### WHAT THIS TASK INVOLVES
Give every line back verbatim, dropping all images.

### RAW DATA

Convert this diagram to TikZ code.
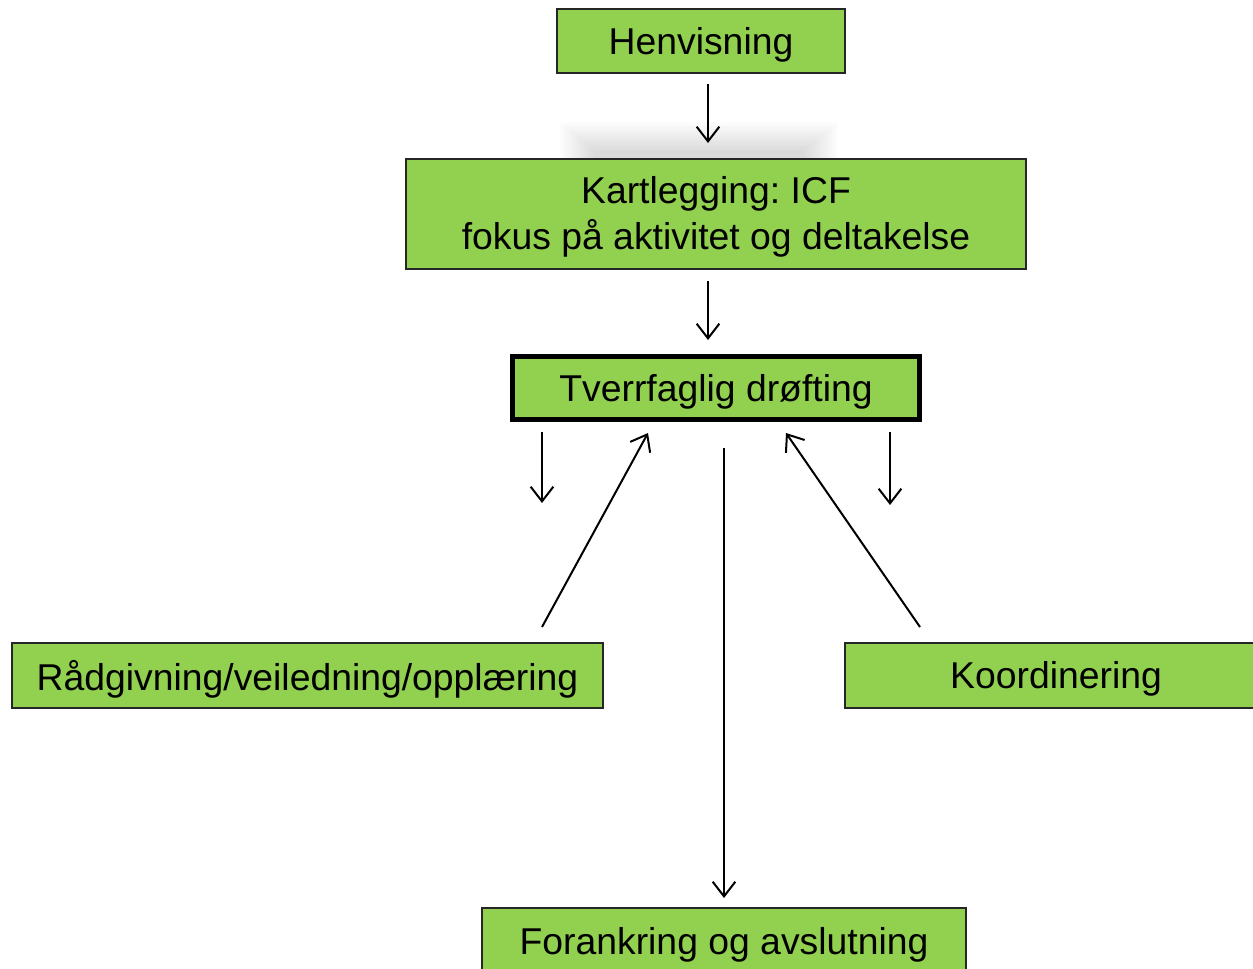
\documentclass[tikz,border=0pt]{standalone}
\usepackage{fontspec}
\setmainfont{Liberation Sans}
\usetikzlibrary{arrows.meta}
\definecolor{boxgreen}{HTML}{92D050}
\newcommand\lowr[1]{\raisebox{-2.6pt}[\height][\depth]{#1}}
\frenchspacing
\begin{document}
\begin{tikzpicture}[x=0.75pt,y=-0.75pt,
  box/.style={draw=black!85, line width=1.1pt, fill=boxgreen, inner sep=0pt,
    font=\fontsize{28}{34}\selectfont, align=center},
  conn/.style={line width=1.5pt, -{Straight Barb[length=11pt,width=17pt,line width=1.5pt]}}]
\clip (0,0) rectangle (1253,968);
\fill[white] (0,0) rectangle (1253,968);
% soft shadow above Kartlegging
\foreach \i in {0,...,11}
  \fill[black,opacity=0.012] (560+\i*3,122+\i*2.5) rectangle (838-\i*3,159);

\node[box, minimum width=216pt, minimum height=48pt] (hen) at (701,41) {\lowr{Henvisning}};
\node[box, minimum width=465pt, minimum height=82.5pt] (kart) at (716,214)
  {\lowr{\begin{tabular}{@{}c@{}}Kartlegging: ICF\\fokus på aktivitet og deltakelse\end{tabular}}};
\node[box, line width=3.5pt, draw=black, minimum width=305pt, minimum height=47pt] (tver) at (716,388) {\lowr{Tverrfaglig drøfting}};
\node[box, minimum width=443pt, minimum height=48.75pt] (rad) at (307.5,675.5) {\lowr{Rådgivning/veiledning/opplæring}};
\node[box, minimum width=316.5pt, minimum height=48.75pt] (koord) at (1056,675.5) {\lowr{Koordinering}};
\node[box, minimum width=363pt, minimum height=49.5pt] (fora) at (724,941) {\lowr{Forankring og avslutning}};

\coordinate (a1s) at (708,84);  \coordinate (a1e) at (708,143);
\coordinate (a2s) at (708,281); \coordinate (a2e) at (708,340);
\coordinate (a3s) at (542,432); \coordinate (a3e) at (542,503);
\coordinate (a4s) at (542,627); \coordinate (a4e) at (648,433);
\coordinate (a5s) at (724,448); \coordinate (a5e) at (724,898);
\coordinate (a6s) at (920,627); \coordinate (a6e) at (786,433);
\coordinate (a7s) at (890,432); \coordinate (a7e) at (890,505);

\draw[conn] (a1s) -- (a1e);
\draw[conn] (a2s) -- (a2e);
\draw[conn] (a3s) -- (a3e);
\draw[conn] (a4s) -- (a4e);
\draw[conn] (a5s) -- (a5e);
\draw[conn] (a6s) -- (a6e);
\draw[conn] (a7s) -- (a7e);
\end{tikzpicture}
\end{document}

### COMPLETED TASK
Convert this diagram to TikZ code.
\documentclass[tikz,border=0pt]{standalone}
\usepackage{fontspec}
\setmainfont{Liberation Sans}
\usetikzlibrary{arrows.meta}
\definecolor{boxgreen}{HTML}{92D050}
\newcommand\lowr[1]{\raisebox{-2.6pt}[\height][\depth]{#1}}
\frenchspacing
\begin{document}
\begin{tikzpicture}[x=0.75pt,y=-0.75pt,
  box/.style={draw=black!85, line width=1.1pt, fill=boxgreen, inner sep=0pt,
    font=\fontsize{28}{34}\selectfont, align=center},
  conn/.style={line width=1.5pt, -{Straight Barb[length=11pt,width=17pt,line width=1.5pt]}}]
\clip (0,0) rectangle (1253,968);
\fill[white] (0,0) rectangle (1253,968);
% soft shadow above Kartlegging
\foreach \i in {0,...,11}
  \fill[black,opacity=0.012] (560+\i*3,122+\i*2.5) rectangle (838-\i*3,159);

\node[box, minimum width=216pt, minimum height=48pt] (hen) at (701,41) {\lowr{Henvisning}};
\node[box, minimum width=465pt, minimum height=82.5pt] (kart) at (716,214)
  {\lowr{\begin{tabular}{@{}c@{}}Kartlegging: ICF\\fokus på aktivitet og deltakelse\end{tabular}}};
\node[box, line width=3.5pt, draw=black, minimum width=305pt, minimum height=47pt] (tver) at (716,388) {\lowr{Tverrfaglig drøfting}};
\node[box, minimum width=443pt, minimum height=48.75pt] (rad) at (307.5,675.5) {\lowr{Rådgivning/veiledning/opplæring}};
\node[box, minimum width=316.5pt, minimum height=48.75pt] (koord) at (1056,675.5) {\lowr{Koordinering}};
\node[box, minimum width=363pt, minimum height=49.5pt] (fora) at (724,941) {\lowr{Forankring og avslutning}};

\coordinate (a1s) at (708,84);  \coordinate (a1e) at (708,143);
\coordinate (a2s) at (708,281); \coordinate (a2e) at (708,340);
\coordinate (a3s) at (542,432); \coordinate (a3e) at (542,503);
\coordinate (a4s) at (542,627); \coordinate (a4e) at (648,433);
\coordinate (a5s) at (724,448); \coordinate (a5e) at (724,898);
\coordinate (a6s) at (920,627); \coordinate (a6e) at (786,433);
\coordinate (a7s) at (890,432); \coordinate (a7e) at (890,505);

\draw[conn] (a1s) -- (a1e);
\draw[conn] (a2s) -- (a2e);
\draw[conn] (a3s) -- (a3e);
\draw[conn] (a4s) -- (a4e);
\draw[conn] (a5s) -- (a5e);
\draw[conn] (a6s) -- (a6e);
\draw[conn] (a7s) -- (a7e);
\end{tikzpicture}
\end{document}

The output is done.